--- Task details ---
Find the lines with "this" in them and copy them out.
※ ※ ※
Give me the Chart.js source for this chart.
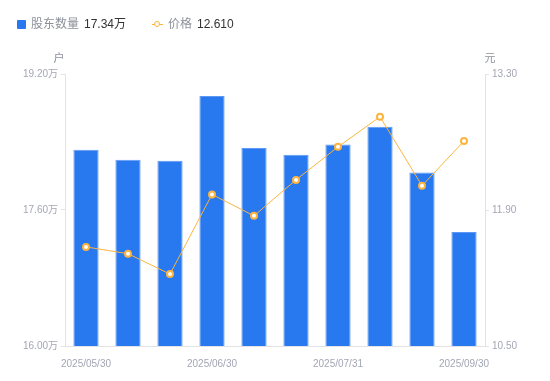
<!DOCTYPE html>
<html>
<head>
<meta charset="utf-8">
<script src="https://cdn.jsdelivr.net/npm/chart.js@4.4.1/dist/chart.umd.min.js"></script>
<style>
  html, body { margin:0; padding:0; background:#fff; }
  #wrap { position:relative; width:550px; height:381px; }
  #ikc { position:absolute; left:0; top:0; }
  .lg { position:absolute; top:16px; font:12px 'Liberation Sans','Noto Sans CJK SC',sans-serif; line-height:16px; white-space:nowrap; }
  .lg .name { color:#8c909a; }
  .lg .val { color:#333; margin-left:5px; }
  .sq { display:inline-block; width:9px; height:9px; background:#2878f0; border-radius:1px; margin-right:5px; vertical-align:-1px; }
  .ln { display:inline-block; position:relative; width:11px; height:9px; margin-right:5px; vertical-align:-1px; }
  .ln:before { content:''; position:absolute; left:0; right:0; top:4px; height:1px; background:#fdb43f; }
  .ln:after { content:''; position:absolute; left:2px; top:1px; width:4px; height:4px; border:1.5px solid #fdb43f; border-radius:50%; background:#fff; }
</style>
</head>
<body>
<div id="wrap">
  <canvas id="ikc" width="550" height="381"></canvas>
  <div class="lg" style="left:17px"><span class="sq"></span><span class="name">股东数量</span><span class="val">17.34万</span></div>
  <div class="lg" style="left:152px"><span class="ln"></span><span class="name">价格</span><span class="val">12.610</span></div>
</div>
<script>
var labels = ["2025/05/30","2025/06/10","2025/06/20","2025/06/30","2025/07/10","2025/07/20","2025/07/31","2025/08/20","2025/08/31","2025/09/30"];
var holders = [18.31,18.19,18.18,18.94,18.33,18.25,18.37,18.58,18.04,17.34]; // 万户
var price = [11.52,11.45,11.24,12.06,11.84,12.21,12.55,12.86,12.15,12.61]; // 元
var showIdx = [0,3,6,9];

var axisFont = { family:"'Liberation Sans','Noto Sans CJK SC',sans-serif", size:10 };
var grey = '#a3a6b4';
var lineGrey = '#e3e3e6';

// axis unit titles 户 / 元
var unitTitles = {
    id: 'unitTitles',
    afterDraw: function(chart) {
        var c = chart.ctx, a = chart.chartArea;
        c.save();
        c.font = "11px 'Noto Sans CJK SC',sans-serif";
        c.fillStyle = '#8c909a';
        c.textBaseline = 'middle';
        c.textAlign = 'center';
        c.fillText('户', a.left - 6, a.top - 16);
        c.fillText('元', a.right + 5, a.top - 16);
        c.restore();
    }
};

var ctx = document.getElementById('ikc').getContext('2d');
var myChart = new Chart(ctx, {
    type: 'bar',
    data: {
        labels: labels,
        datasets: [{
            label: '价格',
            type: 'line',
            data: price,
            yAxisID: 'y1',
            borderColor: '#fdb43f',
            borderWidth: 1,
            pointRadius: 3,
            pointBorderWidth: 2,
            pointBackgroundColor: '#fff',
            pointBorderColor: '#fdb43f',
            tension: 0,
            order: 0
        },
        {
            label: '股东数量',
            data: holders,
            yAxisID: 'y',
            backgroundColor: '#2878f0',
            borderColor: '#5e98f4',
            borderWidth: { top: 1, left: 1, right: 1, bottom: 0 },
            barPercentage: 0.6,
            categoryPercentage: 1,
            order: 1
        }]
    },
    options: {
        responsive: false,
        animation: false,
        layout: { padding: { top: 74, left: 0, right: 0, bottom: 0 } },
        plugins: { legend: { display: false }, tooltip: { enabled: false } },
        scales: {
            x: {
                grid: { display: false },
                border: { display: true, color: lineGrey },
                ticks: {
                    autoSkip: false, maxRotation: 0, color: grey, font: axisFont, padding: 4,
                    callback: function(v, i) { return showIdx.indexOf(i) >= 0 ? labels[i] : ''; }
                },
                afterFit: function(s) { s.height = 35; }
            },
            y: {
                position: 'left',
                min: 16, max: 19.2,
                grid: { drawOnChartArea: false, drawTicks: true, tickLength: 4, color: lineGrey },
                border: { display: true, color: lineGrey },
                ticks: {
                    stepSize: 1.6, color: grey, font: axisFont, padding: 3,
                    callback: function(v) { return v.toFixed(2) + '万'; }
                },
                afterFit: function(s) { s.width = 65; }
            },
            y1: {
                position: 'right',
                min: 10.5, max: 13.3,
                grid: { drawOnChartArea: false, drawTicks: true, tickLength: 4, color: lineGrey },
                border: { display: true, color: lineGrey },
                ticks: {
                    stepSize: 1.4, color: grey, font: axisFont, padding: 3,
                    callback: function(v) { return v.toFixed(2); }
                },
                afterFit: function(s) { s.width = 65; }
            }
        }
    },
    plugins: [unitTitles]
});
</script>
</body>
</html>
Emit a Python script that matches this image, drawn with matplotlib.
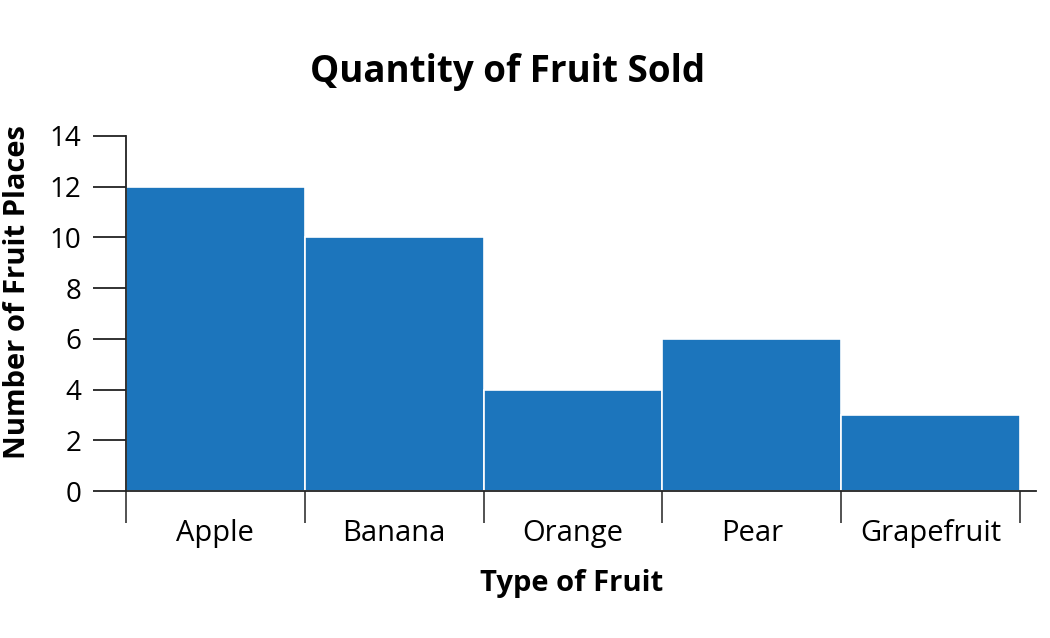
import matplotlib.pyplot as plt
from matplotlib.ticker import FixedLocator

fruits = ['Apple', 'Banana', 'Orange', 'Pear', 'Grapefruit']
quantity = [12, 10, 4, 6, 3]
y_ticks = [0, 2, 4, 6, 8, 10, 12, 14]

plt.rcParams['font.family'] = ['Open Sans', 'DejaVu Sans']

fig = plt.figure(figsize=(10.5, 6.38), dpi=100)
ax = fig.add_axes([126 / 1050, 1 - 491 / 638, 910 / 1050, 355 / 638])

pos = list(range(len(fruits)))
ax.bar(pos, quantity, width=1.0, color='#1c75bc', edgecolor='white', linewidth=1.2)

ax.set_xlim(-0.5, len(fruits) - 0.41)
ax.set_ylim(0, 14)
ax.set_yticks(y_ticks)
ax.set_xticks(pos)
ax.set_xticklabels(fruits)
ax.xaxis.set_minor_locator(FixedLocator([p - 0.5 for p in pos] + [len(fruits) - 0.5]))

for s in ['top', 'right']:
    ax.spines[s].set_visible(False)
for s in ['left', 'bottom']:
    ax.spines[s].set_linewidth(1.3)
    ax.spines[s].set_color('#222222')

ax.tick_params(axis='y', length=24, width=1.3, color='#222222', labelsize=20, pad=8)
ax.tick_params(axis='x', which='major', length=0, labelsize=21, pad=20)
ax.tick_params(axis='x', which='minor', length=23, width=1.3, color='#444444')

fig.text(508 / 1050, 1 - 72 / 638, 'Quantity of Fruit Sold', ha='center', va='center',
         fontsize=26.5, fontweight='bold')
fig.text(572 / 1050, 1 - 583 / 638, 'Type of Fruit', ha='center', va='center',
         fontsize=21, fontweight='bold')
fig.text(18 / 1050, 1 - 292 / 638, 'Number of Fruit Places', ha='center', va='center',
         rotation=90, fontsize=21, fontweight='bold')

plt.savefig('out.png')
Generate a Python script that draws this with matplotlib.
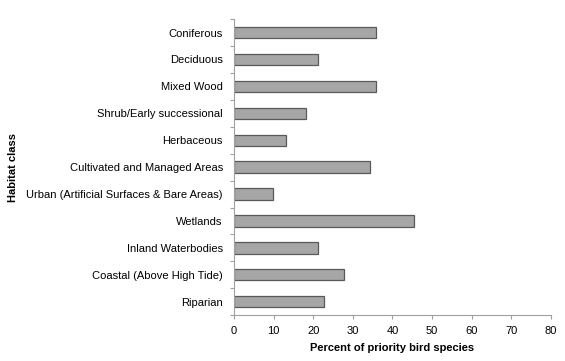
import matplotlib.pyplot as plt
import numpy as np

habitats = ["Coniferous", "Deciduous", "Mixed Wood", "Shrub/Early successional",
            "Herbaceous", "Cultivated and Managed Areas",
            "Urban (Artificial Surfaces & Bare Areas)", "Wetlands",
            "Inland Waterbodies", "Coastal (Above High Tide)", "Riparian"]
percent = [35.8, 21.1, 35.8, 18.1, 13.2, 34.3, 9.9, 45.5, 21.2, 27.7, 22.7]
xticks = [0, 10, 20, 30, 40, 50, 60, 70, 80]

plt.rcParams['font.family'] = ['Liberation Sans', 'DejaVu Sans']

fig = plt.figure(figsize=(5.65, 3.61), dpi=100)
ax = fig.add_axes([0.414, 0.127, 0.561, 0.82])

y = np.arange(len(habitats))
ax.barh(y, percent, height=0.42, color='#a6a6a6', edgecolor='#595959', linewidth=0.9)

ax.set_ylim(len(habitats) - 0.5, -0.5)
ax.set_xlim(0, 80)
ax.set_xticks(xticks)
ax.set_yticks(y)
ax.set_yticklabels(habitats, fontsize=8)
ax.set_yticks(np.arange(-0.5, len(habitats), 1), minor=True)
ax.tick_params(axis='y', which='major', length=0, pad=8)
ax.tick_params(axis='y', which='minor', length=3, color='#a0a0a0', width=0.8)
ax.tick_params(axis='x', length=3, color='#a0a0a0', labelsize=8, pad=5)

for s in ['top', 'right']:
    ax.spines[s].set_visible(False)
for s in ['left', 'bottom']:
    ax.spines[s].set_color('#a0a0a0')
    ax.spines[s].set_linewidth(0.8)

ax.set_xlabel("Percent of priority bird species", fontsize=8, fontweight='bold', labelpad=5)
ax.set_ylabel("Habitat class", fontsize=8, fontweight='bold', labelpad=6)

fig.savefig("out.png", dpi=100)
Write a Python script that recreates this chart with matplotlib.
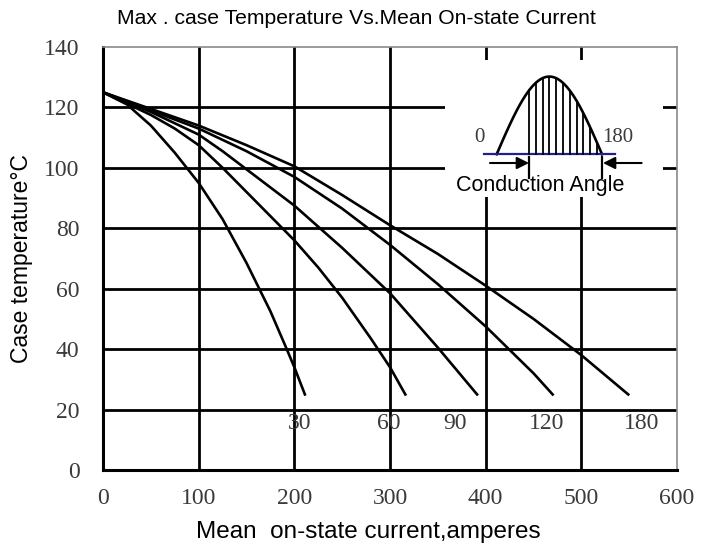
import matplotlib.pyplot as plt
from matplotlib.patches import Rectangle
import numpy as np

# Max. case temperature vs mean on-state current
x_ticks = [0, 100, 200, 300, 400, 500, 600]
y_ticks = [0, 20, 40, 60, 80, 100, 120, 140]

curve_labels = ['30', '60', '90', '120', '180']
label_x = [206, 299, 368, 464, 563]
label_y = 15.5

cur_30 = [0, 25, 50, 75, 100, 125, 150, 175, 190, 200, 211]
temp_30 = [125, 121, 114, 105, 95, 83, 68.5, 52.5, 41.5, 34, 25]

cur_60 = [0, 50, 75, 100, 125, 150, 175, 200, 225, 250, 280, 300, 316]
temp_60 = [125, 117.5, 113, 107.5, 100, 92, 84, 76, 67, 57, 43.5, 34, 25]

cur_90 = [0, 50, 100, 125, 150, 200, 250, 300, 350, 391]
temp_90 = [125, 118.5, 111, 105.5, 99.5, 87.5, 73.5, 58.5, 40.5, 25]

cur_120 = [0, 50, 100, 150, 200, 250, 300, 350, 400, 450, 470]
temp_120 = [125, 119, 113, 105.5, 97, 86.5, 74.5, 61.5, 47.5, 32, 25]

cur_180 = [0, 50, 100, 150, 200, 250, 300, 350, 400, 450, 500, 549]
temp_180 = [125, 119.5, 114, 107.5, 100.5, 91, 81, 71.5, 61, 50, 38, 25]

curves = [(cur_30, temp_30), (cur_60, temp_60), (cur_90, temp_90),
          (cur_120, temp_120), (cur_180, temp_180)]

serif = ['Liberation Serif', 'DejaVu Serif']
sans = ['Liberation Sans', 'DejaVu Sans']
tick_color = '#3a3a3a'

fig = plt.figure(figsize=(7.14, 5.52), dpi=100)
ax = fig.add_axes([0.1443, 0.1486, 0.8039, 0.7663])

# grid lines (inner only, edges are the frame)
for v in y_ticks[1:-1]:
    ax.axhline(v, color='black', lw=2.0, zorder=1)
for v in x_ticks[1:-1]:
    ax.axvline(v, color='black', lw=2.0, zorder=1)

for cx, cy in curves:
    ax.plot(cx, cy, color='black', lw=1.9, zorder=3)

for lab, lx in zip(curve_labels, label_x):
    ax.text(lx, label_y, lab, ha='center', va='center', fontsize=17,
            family=serif, color=tick_color)

ax.set_xlim(0, 600)
ax.set_ylim(0, 140)
ax.set_xticks(x_ticks)
ax.set_yticks(y_ticks)
ax.tick_params(length=0, labelsize=17, colors=tick_color)
ax.tick_params(axis='x', pad=13)
ax.tick_params(axis='y', pad=17)
for t in ax.get_xticklabels() + ax.get_yticklabels():
    t.set_family(serif)

for s in ['left', 'bottom']:
    ax.spines[s].set_color('black')
    ax.spines[s].set_linewidth(2.2)
for s in ['top', 'right']:
    ax.spines[s].set_color('#8a8a8a')
    ax.spines[s].set_linewidth(1.2)

ax.set_xlabel('Mean  on-state current,amperes', fontsize=17.5, family=sans)
ax.xaxis.set_label_coords(0.463, -0.12)
ax.set_ylabel('Case temperature°C', fontsize=16.5, family=sans)
ax.yaxis.set_label_coords(-0.122, 0.5)
fig.text(0.499, 0.967, 'Max . case Temperature Vs.Mean On-state Current',
         ha='center', va='center', fontsize=15.2, family=sans)

# inset sketch: conducting half sine wave on a white panel
ax.add_patch(Rectangle((357.5, 90.4), 227.5, 45.3, facecolor='white',
                       edgecolor='none', zorder=2))

arc_start, arc_end = 411.5, 521.6
base_y, peak_h = 104.5, 25.7
hatch_start, hatch_end = 445.3, 516.4

ph = np.linspace(0, np.pi, 80)
ax.plot(arc_start + (arc_end - arc_start) * ph / np.pi, base_y + peak_h * np.sin(ph),
        color='black', lw=1.9, zorder=4)
ax.plot([398, 535], [base_y, base_y], color='#1f1f8f', lw=1.6, zorder=4)
for hx in np.linspace(hatch_start, hatch_end, 11):
    hy = base_y + peak_h * np.sin(np.pi * (hx - arc_start) / (arc_end - arc_start))
    ax.plot([hx, hx], [base_y, hy], color='black', lw=1.3, zorder=4)

arrow_y = 101.6
ax.annotate('', xy=(hatch_start, arrow_y), xytext=(404.5, arrow_y),
            arrowprops=dict(arrowstyle='-|>', color='black', lw=1.5,
                            mutation_scale=18, shrinkA=0, shrinkB=0), zorder=4)
ax.annotate('', xy=(522.6, arrow_y), xytext=(563, arrow_y),
            arrowprops=dict(arrowstyle='-|>', color='black', lw=1.5,
                            mutation_scale=18, shrinkA=0, shrinkB=0), zorder=4)
ax.plot([hatch_start, hatch_start], [96.7, 103.6], color='black', lw=1.6, zorder=4)
ax.plot([521.6, 521.6], [96.7, 103.6], color='black', lw=1.6, zorder=4)

ax.text(393, 110.2, '0', ha='center', va='center', fontsize=15,
        family=serif, color=tick_color)
ax.text(538, 110.2, '180', ha='center', va='center', fontsize=15,
        family=serif, color=tick_color)
ax.text(456.8, 94, 'Conduction Angle', ha='center', va='center', fontsize=15.5,
        family=sans, color='black', zorder=5)

fig.savefig('out.png', dpi=100)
※ ※ ※
--- The reply ---
Give me the Chart.js source for this chart.
Emit a Python script that matches this image, drawn with matplotlib.
Generate a Python script that draws this with matplotlib.
Write a Python script that recreates this chart with matplotlib.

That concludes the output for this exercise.